(THE EXERCISE): Go through the data below line by line and count those containing the word "code". Reply with the count only.

(ENTRIES SUPPLIED):

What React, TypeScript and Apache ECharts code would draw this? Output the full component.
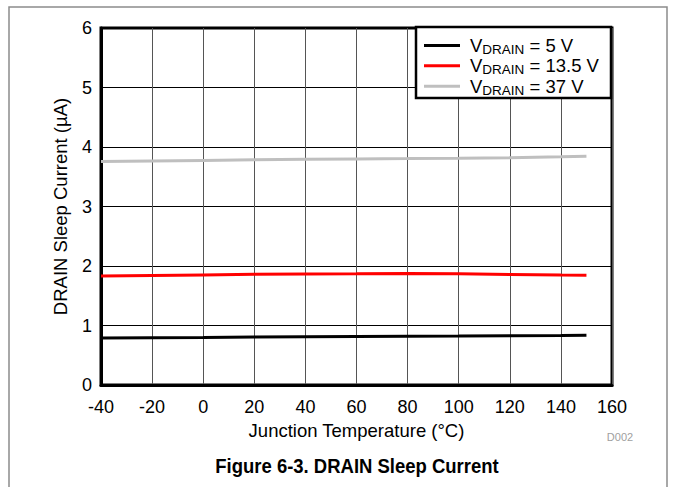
---
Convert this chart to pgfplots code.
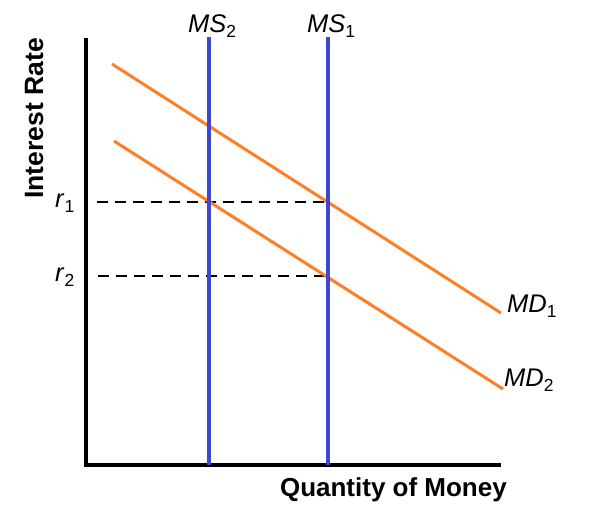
==
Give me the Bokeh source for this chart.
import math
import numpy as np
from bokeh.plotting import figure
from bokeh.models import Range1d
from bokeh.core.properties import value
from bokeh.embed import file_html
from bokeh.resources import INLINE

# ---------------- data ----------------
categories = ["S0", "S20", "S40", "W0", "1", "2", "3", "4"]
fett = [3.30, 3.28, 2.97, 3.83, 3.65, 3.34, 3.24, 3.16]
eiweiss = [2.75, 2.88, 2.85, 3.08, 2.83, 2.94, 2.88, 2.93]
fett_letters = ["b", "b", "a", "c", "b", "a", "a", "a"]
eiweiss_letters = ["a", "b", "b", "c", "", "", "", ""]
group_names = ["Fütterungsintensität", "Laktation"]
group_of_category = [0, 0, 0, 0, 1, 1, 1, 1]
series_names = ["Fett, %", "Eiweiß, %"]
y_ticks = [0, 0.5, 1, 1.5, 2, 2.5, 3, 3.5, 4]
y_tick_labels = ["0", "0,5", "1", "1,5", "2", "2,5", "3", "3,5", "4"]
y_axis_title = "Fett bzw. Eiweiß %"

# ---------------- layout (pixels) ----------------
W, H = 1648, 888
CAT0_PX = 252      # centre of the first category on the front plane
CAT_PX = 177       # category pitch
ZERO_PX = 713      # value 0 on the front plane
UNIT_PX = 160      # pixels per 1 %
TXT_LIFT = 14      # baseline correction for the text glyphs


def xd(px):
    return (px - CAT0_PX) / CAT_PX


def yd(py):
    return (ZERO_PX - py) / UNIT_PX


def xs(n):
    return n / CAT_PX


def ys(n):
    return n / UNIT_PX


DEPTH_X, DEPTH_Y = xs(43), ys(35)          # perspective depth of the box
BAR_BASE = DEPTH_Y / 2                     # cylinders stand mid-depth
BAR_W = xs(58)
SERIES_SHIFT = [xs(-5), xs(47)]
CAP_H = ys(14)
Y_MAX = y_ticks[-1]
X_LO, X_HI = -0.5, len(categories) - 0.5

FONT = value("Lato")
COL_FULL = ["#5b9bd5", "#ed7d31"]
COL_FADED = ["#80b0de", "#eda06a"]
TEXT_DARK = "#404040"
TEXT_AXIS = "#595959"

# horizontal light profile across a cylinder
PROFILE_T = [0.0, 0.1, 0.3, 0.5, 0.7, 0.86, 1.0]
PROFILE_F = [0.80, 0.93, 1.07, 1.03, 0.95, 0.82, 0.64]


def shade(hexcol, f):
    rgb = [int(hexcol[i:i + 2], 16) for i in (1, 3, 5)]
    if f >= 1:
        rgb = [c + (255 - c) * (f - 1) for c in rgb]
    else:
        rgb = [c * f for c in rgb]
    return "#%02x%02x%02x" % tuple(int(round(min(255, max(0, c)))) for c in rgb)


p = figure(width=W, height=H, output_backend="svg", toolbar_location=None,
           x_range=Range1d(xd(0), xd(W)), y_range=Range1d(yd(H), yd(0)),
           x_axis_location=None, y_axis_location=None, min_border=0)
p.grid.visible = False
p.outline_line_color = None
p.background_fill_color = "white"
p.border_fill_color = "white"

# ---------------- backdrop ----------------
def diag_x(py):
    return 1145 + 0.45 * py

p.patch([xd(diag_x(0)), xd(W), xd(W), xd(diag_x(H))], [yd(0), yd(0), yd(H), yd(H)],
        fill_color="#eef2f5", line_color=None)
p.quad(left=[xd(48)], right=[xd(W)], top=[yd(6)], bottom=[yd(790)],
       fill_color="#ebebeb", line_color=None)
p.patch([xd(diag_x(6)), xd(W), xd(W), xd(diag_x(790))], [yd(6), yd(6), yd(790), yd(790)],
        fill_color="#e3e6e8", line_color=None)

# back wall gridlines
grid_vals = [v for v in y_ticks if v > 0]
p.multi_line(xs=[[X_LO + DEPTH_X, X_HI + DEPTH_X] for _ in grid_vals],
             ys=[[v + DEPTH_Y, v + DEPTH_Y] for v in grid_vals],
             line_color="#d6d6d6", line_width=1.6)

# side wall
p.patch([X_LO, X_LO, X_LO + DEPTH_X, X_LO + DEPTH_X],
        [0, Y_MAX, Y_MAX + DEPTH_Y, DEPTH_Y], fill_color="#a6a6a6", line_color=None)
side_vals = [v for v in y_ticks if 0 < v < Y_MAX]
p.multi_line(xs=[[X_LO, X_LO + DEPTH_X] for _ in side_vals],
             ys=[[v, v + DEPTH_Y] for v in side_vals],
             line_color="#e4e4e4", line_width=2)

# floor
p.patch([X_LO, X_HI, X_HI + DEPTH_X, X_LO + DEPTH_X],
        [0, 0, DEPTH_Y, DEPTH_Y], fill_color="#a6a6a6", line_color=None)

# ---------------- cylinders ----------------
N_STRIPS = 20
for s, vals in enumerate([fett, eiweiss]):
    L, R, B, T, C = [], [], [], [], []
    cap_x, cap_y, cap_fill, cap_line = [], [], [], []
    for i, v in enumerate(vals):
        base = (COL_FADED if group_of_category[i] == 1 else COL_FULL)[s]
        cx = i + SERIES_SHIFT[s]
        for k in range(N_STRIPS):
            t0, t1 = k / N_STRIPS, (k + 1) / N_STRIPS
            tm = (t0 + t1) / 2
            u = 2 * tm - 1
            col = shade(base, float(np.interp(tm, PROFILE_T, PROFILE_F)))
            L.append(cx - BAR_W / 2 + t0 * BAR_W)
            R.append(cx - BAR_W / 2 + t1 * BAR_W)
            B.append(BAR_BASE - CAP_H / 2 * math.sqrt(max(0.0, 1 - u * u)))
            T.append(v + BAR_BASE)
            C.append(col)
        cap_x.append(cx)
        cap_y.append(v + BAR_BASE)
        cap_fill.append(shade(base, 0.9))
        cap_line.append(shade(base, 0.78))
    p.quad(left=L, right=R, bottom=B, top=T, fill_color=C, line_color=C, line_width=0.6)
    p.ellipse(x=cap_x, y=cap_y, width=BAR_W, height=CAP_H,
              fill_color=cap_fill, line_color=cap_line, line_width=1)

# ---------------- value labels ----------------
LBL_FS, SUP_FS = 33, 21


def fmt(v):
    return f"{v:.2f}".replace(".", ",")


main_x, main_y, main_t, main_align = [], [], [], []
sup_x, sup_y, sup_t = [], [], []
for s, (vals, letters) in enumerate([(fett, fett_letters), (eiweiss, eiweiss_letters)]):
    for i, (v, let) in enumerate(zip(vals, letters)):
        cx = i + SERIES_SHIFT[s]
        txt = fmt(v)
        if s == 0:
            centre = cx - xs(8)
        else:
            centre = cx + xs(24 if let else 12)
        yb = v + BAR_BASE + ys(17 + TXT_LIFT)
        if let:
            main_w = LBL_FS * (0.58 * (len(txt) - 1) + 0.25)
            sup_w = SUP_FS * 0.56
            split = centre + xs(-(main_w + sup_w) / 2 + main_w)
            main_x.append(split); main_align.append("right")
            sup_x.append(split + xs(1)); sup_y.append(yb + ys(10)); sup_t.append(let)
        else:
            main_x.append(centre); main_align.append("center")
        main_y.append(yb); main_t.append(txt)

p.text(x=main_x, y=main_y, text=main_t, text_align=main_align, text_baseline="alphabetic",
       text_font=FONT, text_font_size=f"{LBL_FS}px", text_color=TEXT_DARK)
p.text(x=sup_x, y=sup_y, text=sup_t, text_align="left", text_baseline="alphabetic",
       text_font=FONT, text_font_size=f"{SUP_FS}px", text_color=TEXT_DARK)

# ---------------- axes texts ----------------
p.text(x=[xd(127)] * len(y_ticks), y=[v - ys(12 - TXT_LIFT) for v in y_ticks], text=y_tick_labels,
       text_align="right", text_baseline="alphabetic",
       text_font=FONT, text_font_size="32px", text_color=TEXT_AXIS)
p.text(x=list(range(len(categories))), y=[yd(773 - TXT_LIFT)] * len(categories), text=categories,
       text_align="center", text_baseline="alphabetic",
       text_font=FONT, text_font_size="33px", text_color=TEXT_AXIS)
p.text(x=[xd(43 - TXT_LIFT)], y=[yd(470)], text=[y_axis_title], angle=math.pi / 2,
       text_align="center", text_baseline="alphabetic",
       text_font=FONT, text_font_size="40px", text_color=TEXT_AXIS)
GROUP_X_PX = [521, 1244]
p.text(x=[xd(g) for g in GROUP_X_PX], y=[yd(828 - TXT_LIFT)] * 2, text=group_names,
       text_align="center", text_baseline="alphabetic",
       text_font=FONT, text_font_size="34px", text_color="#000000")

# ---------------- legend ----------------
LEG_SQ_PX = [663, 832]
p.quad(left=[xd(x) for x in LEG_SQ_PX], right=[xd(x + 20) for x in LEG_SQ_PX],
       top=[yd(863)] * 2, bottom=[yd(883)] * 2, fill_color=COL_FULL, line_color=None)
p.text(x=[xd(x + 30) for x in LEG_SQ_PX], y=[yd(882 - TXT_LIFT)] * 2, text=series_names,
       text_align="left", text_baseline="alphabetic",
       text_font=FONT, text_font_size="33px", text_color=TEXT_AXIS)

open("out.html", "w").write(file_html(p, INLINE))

(ANSWER FOR THIS EXERCISE): 2